There’s a little myth that has gained currency over the last 30 years to the point where it is generally held as unchallengeable truth. The theory goes like this:
Western cultures are all about guilt and retribution, Eastern cultures are all about honour and shame. Reformed/Evangelical Theology has paid too much attention to the former and not enough to the latter. This means we are not talking to a world that has left behind that traditional western thinking.
According to such thinking, we should be spending less time talking about things like penal substitution and justification and more time talking about healing and victory. For the record, I believe that the images of healing and of Christ’s victory are important and not to be understated. However, I believe that this shame/guilt cultural dichotomy is a myth and it has been misleading us and hindering our discipleship.
The first clue that we might be dealing with a myth is that most people seeking to attack penal substitution start by arguing that it was a medieval doctrine invented by an English theologian named Anselm. The problem is that when you read Anselm (and he is worth a read), his approach is concerned with the need for “satisfaction.” He has the concept of chivalry in his head, of the knight who has suffered loss and needs satisfaction to restore … his honour!
The second clue is that these doctrines arise not out of Western culture but properly speaking from Scripture, from people writing out of a non-Western, near Eastern cultural context. What is possibly a little bit truer is that modernism has strongly attacked our understanding of collective and interconnected identity in the West so that we are much more individualistic. And in fact, penal substitution and justification by faith with the focus on faith union and imputation are actually dependent on a more collective, interconnected understanding of human identity. In God’s providence, whilst those aspects of our culture have been heavily damaged, they have not been completely lost.
Honour and shame matters very much in the West. It’s why we react so strongly to the behaviour of our leaders and how that means a country is seen on the World Stage. It’s why Brits in these past few weeks have gone from collective sadness and genuine pride as they’ve mourned the death of a beloved and respected monarch to the crushing embarrassment of the Chancellor of the Exchequer’s statement. We could probably just about cope with things being a little tougher but the run on the pound and the rebuke from the IMF is something else. It’s also why we see cancel culture feature so strongly. Cancel culture is a form of metaphorical honour killing.
I think the point is this. It’s not that our culture doesn’t get honour/shame. We are confusing culture and societal responses with the function of the legal system. The Law says that yes there is shame but that doesn’t help us deal in true justice. It doesn’t answer questions about guilt, blame and responsibility. So, the Law chooses to answer those latter questions.
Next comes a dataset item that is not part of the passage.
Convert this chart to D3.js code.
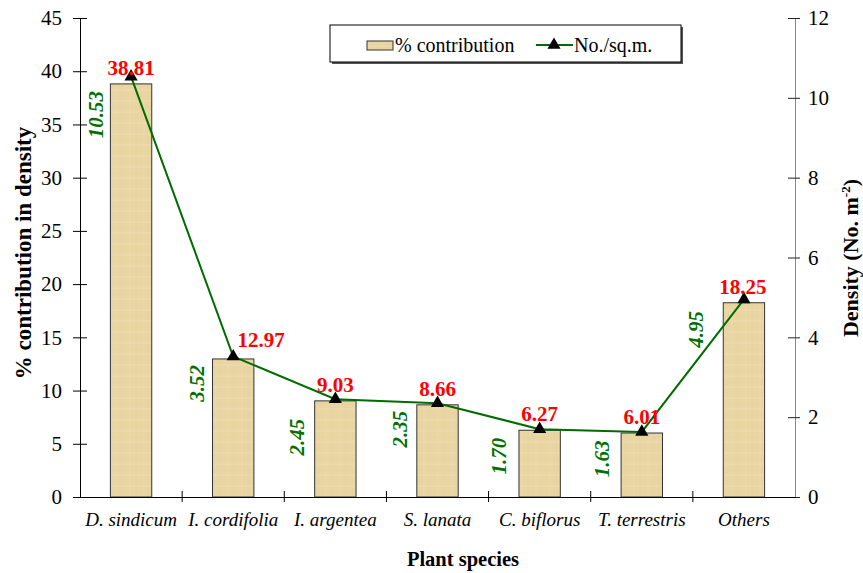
<!DOCTYPE html>
<html><head><meta charset="utf-8">
<script src="https://cdn.jsdelivr.net/npm/d3@7"></script>
<style>body{margin:0;background:#fff}svg{display:block}text{font-family:"Liberation Serif","Times New Roman",serif}</style>
</head><body>
<svg id="c" width="863" height="573"></svg>
<script>
const categories = ["D. sindicum","I. cordifolia","I. argentea","S. lanata","C. biflorus","T. terrestris","Others"];
const contribution = [38.81,12.97,9.03,8.66,6.27,6.01,18.25];
const density = [10.53,3.52,2.45,2.35,1.70,1.63,4.95];
const leftTicks = [0,5,10,15,20,25,30,35,40,45];
const rightTicks = [0,2,4,6,8,10,12];

// label layout tweaks (not data)
const redDx = [0,28,0,0,0,0,-1];
const greenDx = [-35,-37,-39,-38,-41,-40,-48];
const greenDy = [38,27,38,26,27,27,30];

const svg = d3.select("#c");
const L=80, R=795, T=18, B=497;
const x = d3.scaleBand().domain(categories).range([L,R]).paddingInner(0).paddingOuter(0);
const yL = d3.scaleLinear().domain([0,45]).range([B,T]);
const yR = d3.scaleLinear().domain([0,12]).range([B,T]);

const defs = svg.append("defs");
const pat = defs.append("pattern").attr("id","pap").attr("patternUnits","userSpaceOnUse").attr("width",14).attr("height",11);
pat.append("rect").attr("width",14).attr("height",11).attr("fill","#E9D5A2");
pat.append("line").attr("x1",0).attr("y1",2).attr("x2",14).attr("y2",2).attr("stroke","#F1E3BE").attr("stroke-width",1).attr("opacity",0.45);
pat.append("line").attr("x1",4).attr("y1",0).attr("x2",4).attr("y2",11).attr("stroke","#F0E1BA").attr("stroke-width",1).attr("opacity",0.35);
pat.append("line").attr("x1",10).attr("y1",0).attr("x2",10).attr("y2",11).attr("stroke","#DEC792").attr("stroke-width",0.7).attr("opacity",0.25);
pat.append("line").attr("x1",0).attr("y1",8).attr("x2",14).attr("y2",8).attr("stroke","#DFC993").attr("stroke-width",0.7).attr("opacity",0.25);

// bars
const bw = x.bandwidth()*0.405;
svg.selectAll("rect.bar").data(contribution).enter().append("rect")
  .attr("x",(d,i)=>x(categories[i])+x.bandwidth()/2-bw/2)
  .attr("y",d=>yL(d)).attr("width",bw).attr("height",d=>B-yL(d))
  .attr("fill","url(#pap)").attr("stroke","#333").attr("stroke-width",1);

// axes
const axL = d3.axisLeft(yL).tickValues(leftTicks).tickSize(0).tickPadding(18);
const gL = svg.append("g").attr("transform",`translate(${L},0)`).call(axL);
gL.attr("font-family",null);
gL.select(".domain").attr("stroke","#000");
gL.selectAll(".tick line").remove();
gL.selectAll(".tick").append("line").attr("x1",-7).attr("x2",7).attr("stroke","#000");
gL.selectAll(".tick text").attr("font-size",21).attr("fill","#000");

const axR = d3.axisRight(yR).tickValues(rightTicks).tickSize(0).tickPadding(13);
const gR = svg.append("g").attr("transform",`translate(${R},0)`).call(axR);
gR.attr("font-family",null);
gR.select(".domain").attr("stroke","#888");
gR.selectAll(".tick line").remove();
gR.selectAll(".tick").append("line").attr("x1",-7).attr("x2",5).attr("stroke","#222");
gR.selectAll(".tick text").attr("font-size",21).attr("fill","#000");

const gX = svg.append("g").attr("transform",`translate(0,${B})`).call(d3.axisBottom(x).tickSize(0).tickPadding(16));
gX.attr("font-family",null);
gX.select(".domain").attr("stroke","#000").attr("stroke-width",1.2);
gX.selectAll(".tick text").attr("font-size",19).attr("font-style","italic").attr("fill","#000");
// category boundary ticks
svg.append("g").selectAll("line").data(categories.slice(1)).enter().append("line")
  .attr("x1",d=>x(d)).attr("x2",d=>x(d)).attr("y1",B-6).attr("y2",B+5).attr("stroke","#000");

// line
const cx = i=>x(categories[i])+x.bandwidth()/2;
const line = d3.line().x((d,i)=>cx(i)).y(d=>yR(d));
svg.append("path").datum(density).attr("d",line).attr("fill","none").attr("stroke","#006B00").attr("stroke-width",2);
svg.selectAll("path.mk").data(density).enter().append("path")
  .attr("transform",(d,i)=>`translate(${cx(i)},${yR(d)})`)
  .attr("d",d3.symbol().type(d3.symbolTriangle).size(75)).attr("fill","#000");

// red labels
svg.selectAll("text.red").data(contribution).enter().append("text")
  .attr("x",(d,i)=>cx(i)+redDx[i]).attr("y",(d,i)=>yL(d)-(i===1?12:9))
  .attr("text-anchor","middle").attr("font-size",21).attr("font-weight","bold").attr("fill","#FF0000")
  .text(d=>d.toFixed(2));

// green labels
svg.selectAll("text.grn").data(density).enter().append("text")
  .attr("transform",(d,i)=>`translate(${cx(i)+greenDx[i]},${yR(d)+greenDy[i]}) rotate(-90)`)
  .attr("text-anchor","middle").attr("dy","0.35em").attr("font-size",21).attr("font-weight","bold").attr("font-style","italic").attr("fill","#007000")
  .text(d=>d.toFixed(2));

// titles
svg.append("text").attr("transform","translate(31,253) rotate(-90)").attr("text-anchor","middle")
  .attr("font-size",23).attr("font-weight","bold").text("% contribution in density");
const rt = svg.append("text").attr("transform","translate(858,258) rotate(-90)").attr("text-anchor","middle")
  .attr("font-size",22).attr("font-weight","bold");
rt.append("tspan").text("Density (No. m");
rt.append("tspan").attr("font-size",13).attr("dy",-8).text("-2");
rt.append("tspan").attr("dy",8).text(")");
svg.append("text").attr("x",463).attr("y",566).attr("text-anchor","middle")
  .attr("font-size",20.5).attr("font-weight","bold").text("Plant species");

// legend
const lg = svg.append("g");
lg.append("rect").attr("x",332).attr("y",27).attr("width",351).attr("height",37).attr("fill","#555");
lg.append("rect").attr("x",330).attr("y",25).attr("width",351).attr("height",37).attr("fill","#fff").attr("stroke","#000").attr("stroke-width",1);
lg.append("rect").attr("x",367).attr("y",41).attr("width",26).attr("height",9).attr("fill","url(#pap)").attr("stroke","#333");
lg.append("text").attr("x",395).attr("y",52).attr("font-size",20).text("% contribution");
lg.append("line").attr("x1",536).attr("x2",573).attr("y1",45).attr("y2",45).attr("stroke","#006B00").attr("stroke-width",2);
lg.append("path").attr("transform","translate(554,45)").attr("d",d3.symbol().type(d3.symbolTriangle).size(75)).attr("fill","#000");
lg.append("text").attr("x",574).attr("y",52).attr("font-size",20).text("No./sq.m.");
</script>
</body></html>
It does so to protect lives and well-being. In fact, it is rooted in another Biblical concept Lex Talionis. That’s he principle of ”an eye for an eye.” The aim of that rule is to ensure that we don’t simply lash out in shame but that punishment responds directly and proportionally to guilt and blame.
Here’s a final clue. Try preaching on shame and justification. My experience is that when I talk about shame to Western congregations that there is something deep and emotional in their response. I’ve seen people suddenly switch on and engage, clearly moved. Similarly, I’ve had the privilege of teaching in other cultural contexts including Hispanic and Middle Eastern. My observation there is that when I talk about justification, there is also an electric like response. My experience simply does not fit with the assumptions of a lot of missiology.
Now, there is good reason for that. Sin causes a guilt problem and a shame problem. The Gospel covers both. At the Cross, Jesus deals with our sin. He forgives my guilt and he covers my shame. Let’s preach about both.